To the south, in plain view from the hill, stood the lonely blockhouse of Weymouth.
But these young fellows learned no lessons from the ruins of Weymouth, and proceeded to live in a very reckless fashion, indeed.
They laughed gayly at the "brethren" of Plymouth, and declared that life was too short to spend so much time in praying and keeping the ten commandments.
They called their settlement "Merrymount," and cut down a giant pine-tree, eighty feet high, for a May-pole.
Such a high pole had never been seen in old England, and to show the giant of the forest due respect, they brought it into camp with great ceremony, firing off the guns and pistols, blowing the horns and shouting like madmen. When the revelers had set the pole up, they wound it with garlands of sweet, wild Bowers, and pasted on rhymes about May-day and Flora, the Queen of the May.
They drank ale and rum until their heads were light, and then called in the neighboring Indians to help them drink more. They drew the II lasses in beaver coats" into a dance, and the whole company whirled about the May-pole in great glee.
When the Pilgrims heard of these merry makings, they were greatly grieved. They thought dancing was wicked, and celebrating May-day was a heathenish custom.
But they soon had reason to fear that worse things than these might happen. Merrymount became the meeting-place of wild fishermen and reckless rabble along the whole New England coast.
Morton and his friends were anxious to make their fortunes as quickly as possible, and sold the Indians all the rum they wanted.
So the post became the great centre of trade. The bay was full of canoes laden with the furs of the otter, the martens, the black wolf and other rare animals.
Cargoes of beaver-skins were bought for almost nothing, and sold in London at ten shillings a pound.

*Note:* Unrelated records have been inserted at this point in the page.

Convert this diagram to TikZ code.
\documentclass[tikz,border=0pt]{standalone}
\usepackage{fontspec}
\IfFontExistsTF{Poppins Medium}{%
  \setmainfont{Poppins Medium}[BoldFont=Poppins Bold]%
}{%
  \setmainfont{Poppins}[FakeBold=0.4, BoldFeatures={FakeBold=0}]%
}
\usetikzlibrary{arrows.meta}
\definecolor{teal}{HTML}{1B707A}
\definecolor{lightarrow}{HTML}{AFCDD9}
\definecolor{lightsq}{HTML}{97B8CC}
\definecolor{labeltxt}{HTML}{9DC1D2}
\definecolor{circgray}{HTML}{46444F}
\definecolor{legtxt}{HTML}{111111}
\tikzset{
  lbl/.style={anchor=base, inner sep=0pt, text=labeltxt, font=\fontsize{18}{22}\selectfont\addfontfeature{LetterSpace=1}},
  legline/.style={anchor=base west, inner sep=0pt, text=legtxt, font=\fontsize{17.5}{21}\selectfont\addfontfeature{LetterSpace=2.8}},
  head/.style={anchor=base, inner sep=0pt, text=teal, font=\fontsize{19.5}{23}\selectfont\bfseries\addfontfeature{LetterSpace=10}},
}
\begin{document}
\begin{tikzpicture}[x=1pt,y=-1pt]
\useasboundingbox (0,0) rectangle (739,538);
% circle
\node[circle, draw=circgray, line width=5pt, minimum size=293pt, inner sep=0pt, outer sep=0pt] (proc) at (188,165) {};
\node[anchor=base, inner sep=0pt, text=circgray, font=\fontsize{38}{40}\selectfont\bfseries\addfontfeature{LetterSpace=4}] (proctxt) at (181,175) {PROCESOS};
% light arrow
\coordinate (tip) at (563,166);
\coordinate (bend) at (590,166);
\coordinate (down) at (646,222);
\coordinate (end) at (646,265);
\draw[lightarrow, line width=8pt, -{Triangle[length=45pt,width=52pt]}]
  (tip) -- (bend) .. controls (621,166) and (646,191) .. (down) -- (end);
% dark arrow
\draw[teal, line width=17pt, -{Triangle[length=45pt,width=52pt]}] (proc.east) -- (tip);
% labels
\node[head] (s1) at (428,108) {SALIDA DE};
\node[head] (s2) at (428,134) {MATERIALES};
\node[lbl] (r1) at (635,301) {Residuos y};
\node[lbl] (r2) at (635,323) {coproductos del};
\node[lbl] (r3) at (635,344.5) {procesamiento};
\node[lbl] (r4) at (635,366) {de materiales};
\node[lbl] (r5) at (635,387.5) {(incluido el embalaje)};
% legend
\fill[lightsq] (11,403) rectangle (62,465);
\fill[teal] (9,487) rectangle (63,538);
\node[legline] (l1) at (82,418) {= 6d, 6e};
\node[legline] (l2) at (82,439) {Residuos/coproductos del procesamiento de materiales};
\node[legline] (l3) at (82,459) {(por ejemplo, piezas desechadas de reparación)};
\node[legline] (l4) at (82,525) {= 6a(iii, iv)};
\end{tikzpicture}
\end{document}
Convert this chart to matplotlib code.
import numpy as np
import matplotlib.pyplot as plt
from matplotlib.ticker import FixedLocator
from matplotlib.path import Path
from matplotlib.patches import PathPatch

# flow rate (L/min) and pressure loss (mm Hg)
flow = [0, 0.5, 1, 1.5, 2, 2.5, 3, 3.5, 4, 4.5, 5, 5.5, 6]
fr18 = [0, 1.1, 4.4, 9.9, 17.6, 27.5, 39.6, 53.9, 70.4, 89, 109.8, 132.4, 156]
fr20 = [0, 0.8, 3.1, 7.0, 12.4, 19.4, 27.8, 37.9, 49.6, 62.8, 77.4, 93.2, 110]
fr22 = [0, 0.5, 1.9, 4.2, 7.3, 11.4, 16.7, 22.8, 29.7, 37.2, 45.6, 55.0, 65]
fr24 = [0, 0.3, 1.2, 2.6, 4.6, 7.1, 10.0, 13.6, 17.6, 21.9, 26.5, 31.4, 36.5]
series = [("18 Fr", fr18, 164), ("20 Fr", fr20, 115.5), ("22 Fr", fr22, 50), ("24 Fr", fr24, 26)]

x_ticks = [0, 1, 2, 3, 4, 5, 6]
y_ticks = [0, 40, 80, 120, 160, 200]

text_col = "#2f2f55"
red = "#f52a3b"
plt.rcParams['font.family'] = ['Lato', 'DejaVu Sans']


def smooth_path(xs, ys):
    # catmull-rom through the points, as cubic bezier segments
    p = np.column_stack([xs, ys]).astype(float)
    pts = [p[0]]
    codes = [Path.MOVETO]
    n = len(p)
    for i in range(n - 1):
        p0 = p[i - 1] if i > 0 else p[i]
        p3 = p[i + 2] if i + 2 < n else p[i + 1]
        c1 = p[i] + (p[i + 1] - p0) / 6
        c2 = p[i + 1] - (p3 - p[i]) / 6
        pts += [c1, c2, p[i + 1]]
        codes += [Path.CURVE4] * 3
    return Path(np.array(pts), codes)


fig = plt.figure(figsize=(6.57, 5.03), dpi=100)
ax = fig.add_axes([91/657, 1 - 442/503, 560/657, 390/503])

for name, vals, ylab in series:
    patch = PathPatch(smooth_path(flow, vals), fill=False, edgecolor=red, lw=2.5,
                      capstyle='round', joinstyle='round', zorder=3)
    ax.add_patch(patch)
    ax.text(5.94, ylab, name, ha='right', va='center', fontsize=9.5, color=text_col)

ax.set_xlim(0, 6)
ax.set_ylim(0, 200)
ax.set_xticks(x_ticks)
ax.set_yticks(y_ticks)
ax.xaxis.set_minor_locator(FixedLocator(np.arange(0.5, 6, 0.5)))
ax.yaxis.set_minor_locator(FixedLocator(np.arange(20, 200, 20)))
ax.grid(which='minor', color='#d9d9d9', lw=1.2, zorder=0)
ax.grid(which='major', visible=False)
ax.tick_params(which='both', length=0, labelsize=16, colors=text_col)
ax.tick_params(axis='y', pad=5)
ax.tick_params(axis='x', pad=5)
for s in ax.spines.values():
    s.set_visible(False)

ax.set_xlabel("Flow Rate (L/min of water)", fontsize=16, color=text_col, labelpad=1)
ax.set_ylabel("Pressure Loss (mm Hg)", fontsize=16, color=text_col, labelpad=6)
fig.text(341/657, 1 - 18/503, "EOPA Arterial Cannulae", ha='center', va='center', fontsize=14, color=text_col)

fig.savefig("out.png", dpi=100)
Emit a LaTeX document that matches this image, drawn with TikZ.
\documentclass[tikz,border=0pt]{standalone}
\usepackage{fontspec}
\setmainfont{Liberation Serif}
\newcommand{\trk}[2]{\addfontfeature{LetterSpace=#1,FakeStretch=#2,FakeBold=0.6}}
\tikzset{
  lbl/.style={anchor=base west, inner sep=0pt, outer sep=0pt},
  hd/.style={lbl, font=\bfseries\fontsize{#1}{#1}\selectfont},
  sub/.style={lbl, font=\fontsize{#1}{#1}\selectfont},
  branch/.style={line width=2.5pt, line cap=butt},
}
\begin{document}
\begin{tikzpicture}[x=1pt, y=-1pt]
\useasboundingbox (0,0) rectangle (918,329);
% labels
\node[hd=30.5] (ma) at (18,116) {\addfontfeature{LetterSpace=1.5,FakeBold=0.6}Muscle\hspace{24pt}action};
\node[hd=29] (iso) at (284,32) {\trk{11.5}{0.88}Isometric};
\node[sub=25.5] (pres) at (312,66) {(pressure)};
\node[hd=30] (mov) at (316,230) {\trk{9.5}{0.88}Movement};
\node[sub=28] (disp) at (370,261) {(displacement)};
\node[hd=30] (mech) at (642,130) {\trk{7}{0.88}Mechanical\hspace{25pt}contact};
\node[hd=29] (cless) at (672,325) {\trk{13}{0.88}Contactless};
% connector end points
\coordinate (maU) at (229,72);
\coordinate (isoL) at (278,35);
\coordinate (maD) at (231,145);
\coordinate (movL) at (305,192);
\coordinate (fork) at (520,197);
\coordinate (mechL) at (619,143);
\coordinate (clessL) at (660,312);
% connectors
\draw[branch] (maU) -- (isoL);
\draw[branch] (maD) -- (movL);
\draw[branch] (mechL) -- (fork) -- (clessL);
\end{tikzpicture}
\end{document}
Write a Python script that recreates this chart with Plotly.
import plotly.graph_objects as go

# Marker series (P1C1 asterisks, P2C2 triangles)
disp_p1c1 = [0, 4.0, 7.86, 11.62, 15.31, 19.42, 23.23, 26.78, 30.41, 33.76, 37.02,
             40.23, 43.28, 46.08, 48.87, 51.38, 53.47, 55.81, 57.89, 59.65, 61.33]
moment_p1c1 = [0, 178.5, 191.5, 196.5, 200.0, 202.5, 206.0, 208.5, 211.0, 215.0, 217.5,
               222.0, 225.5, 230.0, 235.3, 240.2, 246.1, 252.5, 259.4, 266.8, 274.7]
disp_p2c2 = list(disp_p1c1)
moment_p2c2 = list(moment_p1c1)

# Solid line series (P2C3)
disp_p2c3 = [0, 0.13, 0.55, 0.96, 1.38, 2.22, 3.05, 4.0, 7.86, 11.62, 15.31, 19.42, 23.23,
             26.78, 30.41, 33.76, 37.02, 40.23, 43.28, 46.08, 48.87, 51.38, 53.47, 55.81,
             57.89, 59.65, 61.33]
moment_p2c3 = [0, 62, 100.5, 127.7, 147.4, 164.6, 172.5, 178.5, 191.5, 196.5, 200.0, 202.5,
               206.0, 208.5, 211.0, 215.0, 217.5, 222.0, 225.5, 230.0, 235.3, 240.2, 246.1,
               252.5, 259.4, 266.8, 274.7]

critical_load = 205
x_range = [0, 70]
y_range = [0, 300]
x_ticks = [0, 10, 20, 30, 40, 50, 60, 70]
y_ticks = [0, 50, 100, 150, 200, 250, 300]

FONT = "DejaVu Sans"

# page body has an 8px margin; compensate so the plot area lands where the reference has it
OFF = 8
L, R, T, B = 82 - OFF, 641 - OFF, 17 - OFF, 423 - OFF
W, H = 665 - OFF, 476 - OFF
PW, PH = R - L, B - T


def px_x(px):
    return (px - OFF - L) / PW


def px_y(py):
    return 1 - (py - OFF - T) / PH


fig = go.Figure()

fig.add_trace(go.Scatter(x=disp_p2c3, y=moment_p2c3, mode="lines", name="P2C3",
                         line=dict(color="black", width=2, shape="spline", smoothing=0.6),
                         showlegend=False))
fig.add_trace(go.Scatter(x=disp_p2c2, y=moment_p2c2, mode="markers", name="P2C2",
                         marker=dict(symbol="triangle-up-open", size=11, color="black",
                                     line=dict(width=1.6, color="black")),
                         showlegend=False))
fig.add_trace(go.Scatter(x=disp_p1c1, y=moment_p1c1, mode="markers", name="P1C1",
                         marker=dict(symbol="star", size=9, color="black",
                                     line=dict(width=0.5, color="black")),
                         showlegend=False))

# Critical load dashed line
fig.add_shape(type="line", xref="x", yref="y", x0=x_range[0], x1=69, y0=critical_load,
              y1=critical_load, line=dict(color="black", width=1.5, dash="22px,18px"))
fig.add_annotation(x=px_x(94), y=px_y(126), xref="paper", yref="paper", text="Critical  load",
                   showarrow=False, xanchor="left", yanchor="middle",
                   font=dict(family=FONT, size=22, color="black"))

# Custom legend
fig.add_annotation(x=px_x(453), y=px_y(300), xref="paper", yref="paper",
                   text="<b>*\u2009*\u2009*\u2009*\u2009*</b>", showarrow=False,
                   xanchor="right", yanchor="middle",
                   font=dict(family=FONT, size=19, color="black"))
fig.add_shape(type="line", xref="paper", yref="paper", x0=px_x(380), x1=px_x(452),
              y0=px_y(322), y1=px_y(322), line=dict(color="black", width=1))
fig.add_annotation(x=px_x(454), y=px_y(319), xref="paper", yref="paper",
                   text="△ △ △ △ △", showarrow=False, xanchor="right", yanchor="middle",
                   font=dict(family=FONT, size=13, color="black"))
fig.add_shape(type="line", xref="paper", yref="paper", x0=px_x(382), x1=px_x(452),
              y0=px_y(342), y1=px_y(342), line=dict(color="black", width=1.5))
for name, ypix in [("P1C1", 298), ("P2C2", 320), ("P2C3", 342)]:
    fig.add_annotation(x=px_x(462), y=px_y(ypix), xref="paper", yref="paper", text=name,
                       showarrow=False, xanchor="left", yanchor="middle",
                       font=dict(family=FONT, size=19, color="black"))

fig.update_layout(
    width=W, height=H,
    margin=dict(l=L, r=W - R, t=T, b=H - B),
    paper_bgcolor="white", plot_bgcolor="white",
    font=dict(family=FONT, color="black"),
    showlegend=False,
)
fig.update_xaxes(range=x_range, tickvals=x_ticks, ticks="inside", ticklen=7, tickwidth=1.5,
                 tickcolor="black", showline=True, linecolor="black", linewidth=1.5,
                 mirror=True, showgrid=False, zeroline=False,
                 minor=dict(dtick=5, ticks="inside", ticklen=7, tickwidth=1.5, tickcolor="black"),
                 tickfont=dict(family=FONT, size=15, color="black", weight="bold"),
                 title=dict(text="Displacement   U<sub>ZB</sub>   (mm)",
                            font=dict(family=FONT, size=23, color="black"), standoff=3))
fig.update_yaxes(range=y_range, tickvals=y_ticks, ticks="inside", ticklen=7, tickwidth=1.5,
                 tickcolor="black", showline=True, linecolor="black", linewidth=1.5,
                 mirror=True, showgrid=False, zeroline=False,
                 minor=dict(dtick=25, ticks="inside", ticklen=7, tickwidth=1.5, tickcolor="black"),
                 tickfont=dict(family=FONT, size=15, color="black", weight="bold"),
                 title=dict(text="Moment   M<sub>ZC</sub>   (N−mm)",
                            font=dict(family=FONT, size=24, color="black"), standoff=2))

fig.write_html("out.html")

But rum was not making money fast enough, and so they began to teach the Indians how to charge muskets and fire them. So eager were the red men to possess the thunder, that they paid twenty times what the firearms were worth.
And soon the Plymouth people met them ranging through the woods, shooting at every object they met.
When Governor Bradford remonstrated with Morton for this, he received an impudent answer, and the selling of firearms continued until all the little English settlements of Massachusetts Bay met together, and petitioned Plymouth to help put down the troublesome neighbors.
Governor Bradford again sent a remonstrance to the "Sachem" of Merrymount, and was again met with defiance.
Then Captain Miles Standish, with his eight picked men, was sent up to Boston Bay to administer justice.
Morton was arrested, but escaped in the night from his guards, and fled under cover of a violent storm to the blockhouse, where he barricaded the windows and doors, and prepared to defend himself. In the end he was seized and sent to England for trial.
Many months later he returned to America, and, for various misdemeanors, was set in the stocks in one of the colonies; and the Indians, "the poor, silly lambs," as he called them, came to gaze at their old boon companion, and wondered how he had ever been brought so low.